The city's mayor took aim in a letter at the two companies which control the mountain's fate.
Locals are worried about the future of Park City. Many shared their feelings on camera with FOX 13 News and others who talked to us off camera describe what's happening as a boxing match between two rich people.
"What it comes down to is you have two billion-dollar entities that need to make a deal or else it's going to affect everybody on Main Street," said Tommy Bergin, who is the General Manager at Flanagan's in Park City.
The unknown is unsettling not only to Main Street businesses but also to longtime residents like Max Paap.
"Our thoughts are very guarded,” Paap said. “We want to protect the 50 years of Park City Mountain Resort here."
A judge ruled on the tug of war between Talisker and Park City Mountain Resort last week. The watered down version is: Vail owns some of the land that was being leased to PCMR, but the resort owns what's on the mountain, like the ski lifts and its amenities.

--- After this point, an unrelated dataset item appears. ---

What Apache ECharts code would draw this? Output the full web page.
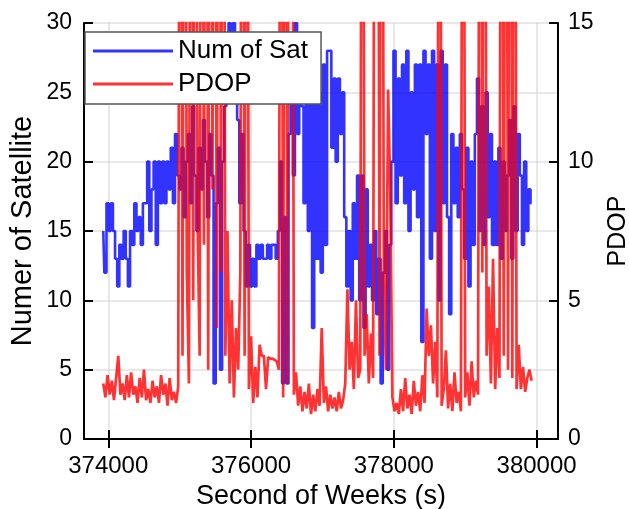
<!DOCTYPE html>
<html lang="en">
<head>
<meta charset="UTF-8">
<title>Num of Sat / PDOP</title>
<style>
  html, body { margin: 0; padding: 0; background: #fff; }
  #main { width: 629px; height: 509px; }
</style>
</head>
<body>
<div id="main"></div>
<script src="https://cdn.jsdelivr.net/npm/echarts@6/dist/echarts.min.js"></script>
<script>
// one reading every 30 s, starting at 373930 s
var startSec = 373930;
var stepSec = 30;

// number of satellites
var numSat = [
  15,12,17,15,17,
  15,13,11,14,13,15,13,
  11,15,14,17,15,16,14,17,
  17,20,15,18,20,14,20,17,
  20,17,20,18,21,17,22,19,
  18,21,16,20,22,17,24,19,15,21,18,23,20,16,22,19,4,17,21,5,20,24,
  26,30,27,30,25,
  23,17,22,15,11,
  14,11,13,11,14,
  13,14,13,13,14,13,14,14,13,
  15,20,4,16,4,22,
  28,19,30,22,26,
  24,17,28,15,26,8,29,13,25,
  12,27,14,28,
  28,21,26,20,26,22,25,
  16,11,15,10,17,13,19,
  10,19,8,18,11,
  14,10,15,9,13,4,12,15,5,14,
  20,28,17,26,19,27,
  17,28,15,25,18,27,16,
  27,7,28,22,27,
  13,28,15,27,10,
  28,17,27,16,
  9,
  22,17,21,16,22,18,
  13,21,11,20,14,22,26,
  15,24,14,25,16,22,14,
  20,14,21,13,20,15,19,
  23,13,24,15,22,
  19,14,20,15,18,17
];

// PDOP (spikes run past the top of the axis)
var pdop = [
  2.0,1.5,2.3,1.6,2.1,1.4,2.2,3.0,1.6,2.0,1.4,2.3,
  1.5,2.4,1.6,1.9,1.3,2.2,1.5,2.5,1.4,1.8,1.3,2.1,
  1.5,1.9,1.3,2.3,1.6,2.0,1.2,2.2,1.4,1.7,1.3,1.9,
  40,3,40,6,2,40,5,40,8,3,40,7,40,2.5,40,9,40,4,40,6,40,3,
  7.5,2.0,5,1.5,4,
  2.5,6,40,3,40,
  1.8,3.7,1.3,2.6,1.5,
  3.4,3.0,3.0,1.8,2.95,2.9,2.9,2.85,2.8,
  2.5,40,1.5,40,2,40,40,1.6,
  2.4,1.2,1.9,1.0,1.7,1.1,2.0,0.9,1.6,1.0,1.8,1.2,4.0,1.3,1.9,1.0,1.6,1.1,1.5,1.0,1.7,1.1,1.4,
  2.0,5.4,2.5,3.5,1.8,5.0,2.2,
  2.5,40,3.0,4.5,2.0,3.8,2.2,40,40,3,40,5.8,2.5,12.6,9.0,
  1.5,1.0,1.3,0.9,1.8,1.0,2.2,1.1,1.6,0.9,2.1,1.2,1.7,1.0,2.3,1.3,4.7,3.0,
  4.1,2.0,3.5,1.5,40,
  1.2,1.8,3.2,1.1,2.0,1.0,2.4,1.3,1.7,1.0,40,
  1.5,2.4,1.2,2.8,1.5,2.1,
  1.6,40,6,40,3,
  5.5,2.0,6.5,1.8,4.0,2.2,
  40,3,40,2.5,40,2.2,40,1.8,
  3.4,1.8,2.6,1.7,2.2,2.5,2.1
];

var xTicks = [374000, 376000, 378000, 380000];

var satData = numSat.map(function (v, i) { return [startSec + i * stepSec, v]; });
var pdopData = pdop.map(function (v, i) { return [startSec + i * stepSec, v]; });

var font = "'Liberation Sans', Arial, sans-serif";
var gridColor = 'rgba(200,200,200,0.55)';

var myChart = echarts.init(document.getElementById('main'));

var option = {
  animation: false,
  grid: { left: 84, right: 71, top: 23, bottom: 70, containLabel: false, outerBoundsMode: 'none' },
  legend: {
    orient: 'vertical',
    left: 85,
    top: 32,
    padding: [6, 13, 7, 8],
    itemGap: 7,
    itemWidth: 80,
    itemHeight: 3,
    icon: 'rect',
    backgroundColor: '#fff',
    borderColor: '#555',
    borderWidth: 1.5,
    textStyle: { fontSize: 26, fontFamily: font, color: '#000', lineHeight: 26 },
    data: ['Num of Sat', 'PDOP']
  },
  xAxis: [
    {
      type: 'value',
      min: 373660,
      max: 380300,
      z: 3,
      name: 'Second of Weeks (s)',
      nameLocation: 'middle',
      nameGap: 44,
      nameMoveOverlap: false,
      nameTextStyle: { fontSize: 27, fontFamily: font, color: '#000' },
      axisLine: { lineStyle: { color: '#000', width: 2 } },
      axisTick: { inside: true, length: 9, customValues: xTicks, lineStyle: { color: '#000', width: 2 } },
      axisLabel: {
        customValues: xTicks, margin: 15, fontSize: 24, fontFamily: font, color: '#000',
        formatter: function (v) { return String(v); }
      },
      splitLine: { show: true, lineStyle: { color: gridColor, width: 1.5 } }
    },
    {
      type: 'value',
      position: 'top',
      min: 373660,
      max: 380300,
      z: 3,
      axisLine: { show: true, lineStyle: { color: '#000', width: 2 } },
      axisTick: { inside: true, length: 9, customValues: xTicks, lineStyle: { color: '#000', width: 2 } },
      axisLabel: { show: false },
      splitLine: { show: false }
    }
  ],
  yAxis: [
    {
      type: 'value',
      min: 0,
      max: 30,
      interval: 5,
      z: 3,
      name: 'Numer of Satellite',
      nameLocation: 'middle',
      nameGap: 47,
      nameMoveOverlap: false,
      nameTextStyle: { fontSize: 29, fontFamily: font, color: '#000' },
      axisLine: { show: true, lineStyle: { color: '#000', width: 2 } },
      axisTick: { show: true, inside: true, length: 9, lineStyle: { color: '#000', width: 2 } },
      axisLabel: { margin: 12, fontSize: 23, fontFamily: font, color: '#000' },
      splitLine: { show: true, lineStyle: { color: gridColor, width: 1.5 } }
    },
    {
      type: 'value',
      position: 'right',
      min: 0,
      max: 15,
      interval: 5,
      z: 3,
      name: 'PDOP',
      nameLocation: 'middle',
      nameRotate: 90,
      nameGap: 48,
      nameMoveOverlap: false,
      nameTextStyle: { fontSize: 25, fontFamily: font, color: '#000' },
      axisLine: { show: true, lineStyle: { color: '#000', width: 2 } },
      axisTick: { show: true, inside: true, length: 9, lineStyle: { color: '#000', width: 2 } },
      axisLabel: { margin: 10, fontSize: 23, fontFamily: font, color: '#000' },
      splitLine: { show: false }
    }
  ],
  series: [
    {
      name: 'Num of Sat',
      type: 'line',
      xAxisIndex: 0,
      yAxisIndex: 0,
      symbol: 'none',
      step: 'middle',
      data: satData,
      itemStyle: { color: 'rgb(51,51,255)' },
      lineStyle: { color: '#0000ff', opacity: 0.8, width: 2.6 }
    },
    {
      name: 'PDOP',
      type: 'line',
      xAxisIndex: 0,
      yAxisIndex: 1,
      symbol: 'none',
      clip: true,
      data: pdopData,
      itemStyle: { color: 'rgb(255,51,51)' },
      lineStyle: { color: '#ff0000', opacity: 0.8, width: 2.7 }
    }
  ]
};

myChart.setOption(option);
</script>
</body>
</html>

"Everyone is concerned that Vail and Park City Mountain Resort have not managed to come to a resolution," said Liza Simpson, the Mayor Pro Tem of Park City.

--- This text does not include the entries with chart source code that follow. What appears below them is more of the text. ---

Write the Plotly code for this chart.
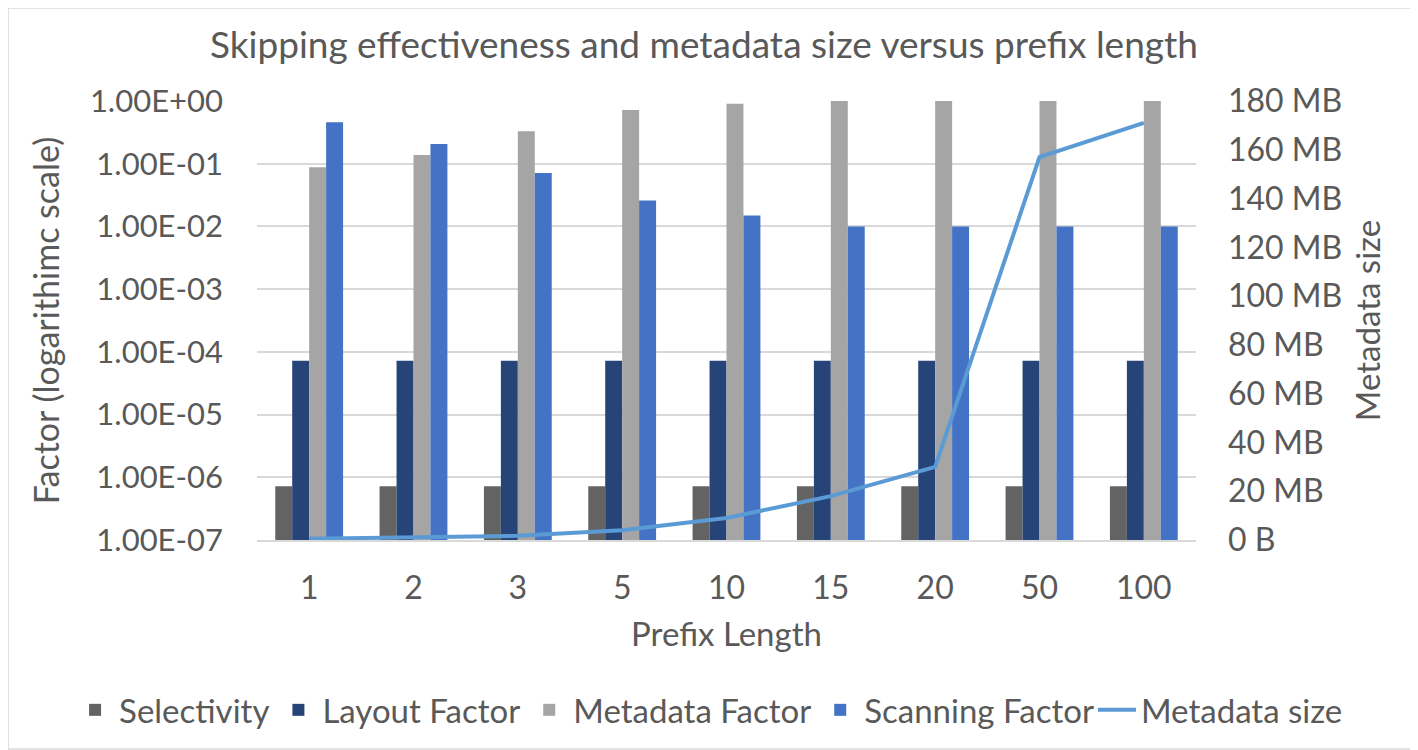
import plotly.graph_objects as go

prefix_lengths = ["1", "2", "3", "5", "10", "15", "20", "50", "100"]
selectivity = [7.2e-7] * 9
layout_factor = [7.2e-5] * 9
metadata_factor = [0.088, 0.138, 0.33, 0.72, 0.9, 1.0, 1.0, 1.0, 1.0]
scanning_factor = [0.46, 0.207, 0.071, 0.026, 0.015, 0.01, 0.01, 0.01, 0.01]
metadata_size_mb = [0.5, 1.0, 1.7, 4.0, 9.0, 18.0, 30.0, 157.0, 171.0]

log_ticks = [1e-7, 1e-6, 1e-5, 1e-4, 1e-3, 1e-2, 1e-1, 1]
log_tick_labels = ["1.00E-07", "1.00E-06", "1.00E-05", "1.00E-04",
                   "1.00E-03", "1.00E-02", "1.00E-01", "1.00E+00"]
size_ticks = [0, 20, 40, 60, 80, 100, 120, 140, 160, 180]
size_tick_labels = ["0 B"] + [f"{v} MB" for v in size_ticks[1:]]

text_color = "#595959"
grid_color = "#d9d9d9"

# the page body has an 8px margin, so the figure is 8px smaller than the window
W, H = 1410, 742
ml, mt, mr, mb = 249, 93, 222, 210
pw, ph = W - ml - mr, H - mt - mb

fig = go.Figure()

bars = [
    ("Selectivity", selectivity, "#636363"),
    ("Layout Factor", layout_factor, "#264478"),
    ("Metadata Factor", metadata_factor, "#a5a5a5"),
    ("Scanning Factor", scanning_factor, "#4472c4"),
]
for name, vals, color in bars:
    fig.add_trace(go.Bar(x=prefix_lengths, y=vals, name=name,
                         marker=dict(color=color, line=dict(width=0))))

# line trace gets its own legend so the whole legend fits on one row
fig.add_trace(go.Scatter(x=prefix_lengths, y=metadata_size_mb, name="Metadata size",
                         mode="lines", yaxis="y2", legend="legend2",
                         line=dict(color="#5b9bd5", width=4)))

legend_style = dict(orientation="h", yref="paper", y=-0.387, yanchor="middle",
                    xanchor="left", font=dict(size=33), itemwidth=38,
                    tracegroupgap=0, traceorder="normal", bgcolor="rgba(0,0,0,0)")

fig.update_layout(
    width=W, height=H,
    margin=dict(l=ml, r=mr, t=mt, b=mb),
    paper_bgcolor="white", plot_bgcolor="white",
    font=dict(family="Lato", size=32, color=text_color),
    title=dict(text="Skipping effectiveness and metadata size versus prefix length",
               x=0.4936, xanchor="center", yref="container", y=0.95, yanchor="middle",
               font=dict(size=37, color=text_color)),
    barmode="group", bargap=0.35, bargroupgap=0,
    xaxis=dict(type="category", title=dict(text="Prefix Length", standoff=18,
                                           font=dict(size=33)),
               showgrid=False, showline=True, linecolor=grid_color, linewidth=1.5,
               ticks="", ticklabelstandoff=19),
    yaxis=dict(type="log", range=[-7, 0], tickvals=log_ticks, ticktext=log_tick_labels,
               title=dict(text="Factor (logarithimc scale)", standoff=19,
                          font=dict(size=34)),
               gridcolor=grid_color, gridwidth=1.5, zeroline=False, ticks="",
               ticklabelstandoff=33, tickfont=dict(size=31)),
    yaxis2=dict(overlaying="y", side="right", range=[0, 180],
                tickvals=size_ticks, ticktext=size_tick_labels,
                title=dict(text="Metadata size", standoff=15, font=dict(size=33)),
                showgrid=False, zeroline=False, ticks="", ticklabelstandoff=31),
    legend=dict(legend_style, x=-0.198),
    legend2=dict(legend_style, x=0.8903),
    shapes=[dict(type="rect", xref="paper", yref="paper",
                 x0=-ml / pw, x1=1 + (mr - 1) / pw,
                 y0=-(mb - 1) / ph, y1=1 + mt / ph,
                 line=dict(color="#d9d9d9", width=1.5))],
)

fig.write_html("out.html")
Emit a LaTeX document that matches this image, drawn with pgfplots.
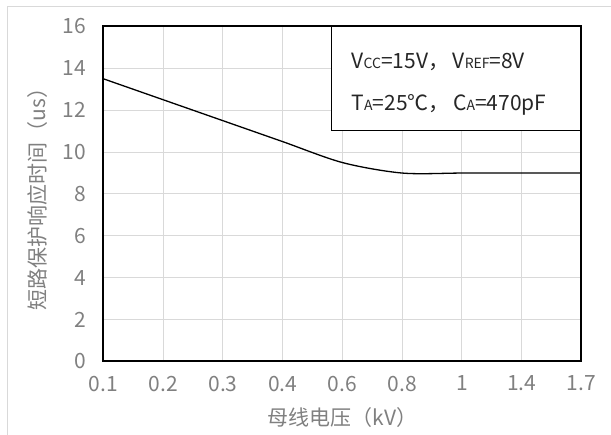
\documentclass[border=0pt]{standalone}
\usepackage{pgfplots}
\pgfplotsset{compat=1.18}
\usepackage{fontspec}
\setmainfont{Noto Sans CJK SC}
\definecolor{tickgray}{HTML}{808080}
\definecolor{gridgray}{HTML}{D9D9D9}
\newcommand{\sub}[1]{{\fontsize{14}{14}\selectfont #1}}
\begin{document}
\begin{tikzpicture}
\useasboundingbox (0pt,0pt) rectangle (611pt,435pt);
\draw[gridgray, line width=1pt] (7pt,0pt) -- (7pt,428pt) -- (611pt,428pt);
\begin{axis}[
  at={(103.5pt,73.5pt)}, anchor=south west,
  scale only axis, width=478pt, height=335pt,
  xmin=0, xmax=8, ymin=0, ymax=16,
  xtick={0,...,8},
  xticklabels={0.1,0.2,0.3,0.4,0.6,0.8,1,1.4,1.7},
  ytick={0,2,...,16},
  major tick length=0pt,
  grid=major,
  major grid style={gridgray, line width=1pt},
  axis line style={black, line width=2pt},
  /pgf/number format/assume math mode=true,
  tick label style={font=\fontsize{21}{21}\selectfont, text=tickgray},
  xticklabel style={yshift=-11pt},
  yticklabel style={xshift=-14pt},
  xlabel={母线电压（kV）},
  ylabel={短路保护响应时间（us）},
  label style={font=\fontsize{21}{21}\selectfont, text=tickgray},
  xlabel style={at={(axis description cs:0.5,-0.166)}, anchor=center},
  ylabel style={at={(axis description cs:-0.139,0.5)}, anchor=center},
  clip=false,
]
\addplot[black, line width=1.3pt, smooth, tension=0.5] coordinates {
  (0,13.5) (1,12.5) (2,11.5) (3,10.5) (4,9.5) (5,9.0) (6,9.0) (7,9.0) (8,9.0)
};
\draw[black, line width=0.8pt, fill=white] (axis cs:3.82,11.06) rectangle (axis cs:8,16);
\node[anchor=base west, font=\fontsize{21}{21}\selectfont, text=black!85, inner sep=0pt] at (axis cs:4.15,14) {V\sub{CC}=15V，\,V\sub{REF}=8V};
\node[anchor=base west, font=\fontsize{21}{21}\selectfont, text=black!85, inner sep=0pt] at (axis cs:4.15,12) {T\sub{A}=25℃，\,C\sub{A}=470pF};
\draw[black, line width=2pt] (axis cs:0,0) rectangle (axis cs:8,16);
\end{axis}
\end{tikzpicture}
\end{document}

Park City's Mayor, Jack Thomas, fired off a two page letter to the CEO's of Powder Corporation and Vail Resorts, saying in part, "Your situation impacts the community hundreds of times over...and additional legal jockeying will further entrench both sides." In other words, work it out.
"We reached out to both sides before the judge's ruling last week and sent a letter offering to pay a mediator to come in and find a solution," Simpson said.

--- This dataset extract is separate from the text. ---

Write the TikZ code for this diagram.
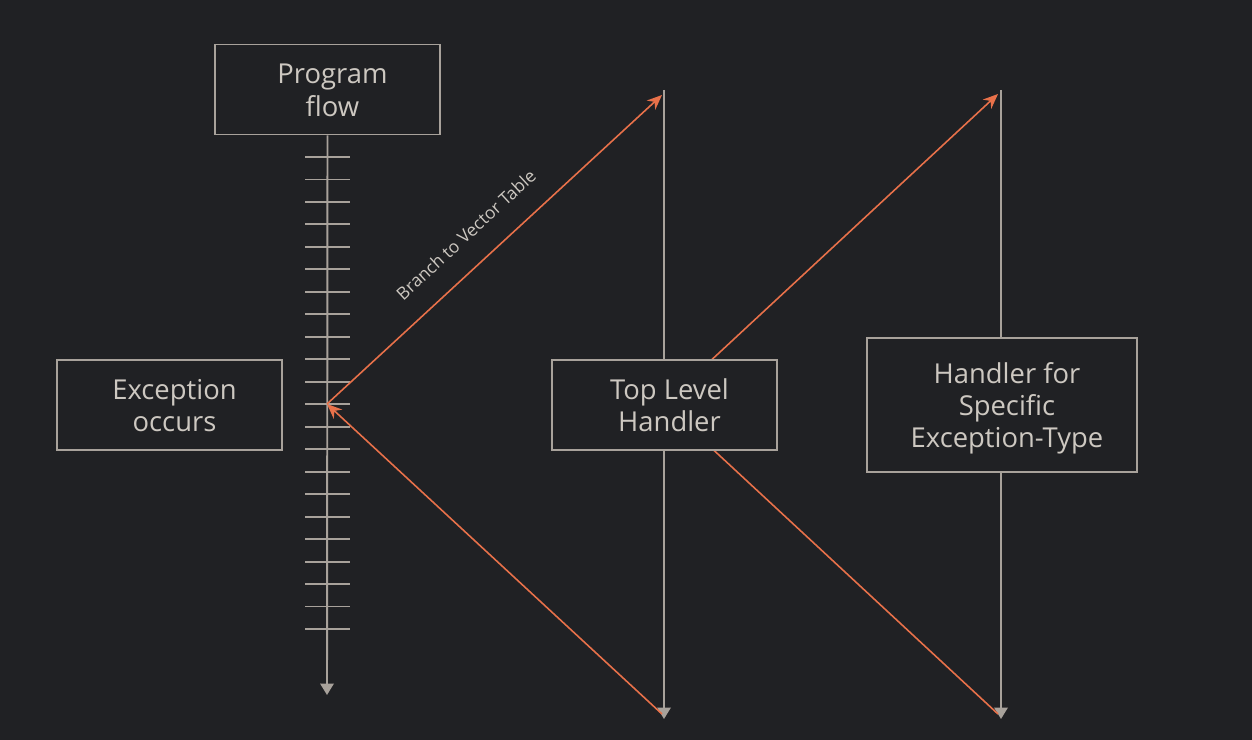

That, however, seems unlikely.
"If Talisker can't figure out through the litigation what's going on with Park City Mountain Resort, it's going to end up being a major loss not only for both entities battling over the rights to the land but for the town itself, to lose that much business is going to do a huge number on the town's economy," said Sam Nestor, who has worked four seasons at PCMR.
"If we don't have our tourists, we don't have a town," Bergin said.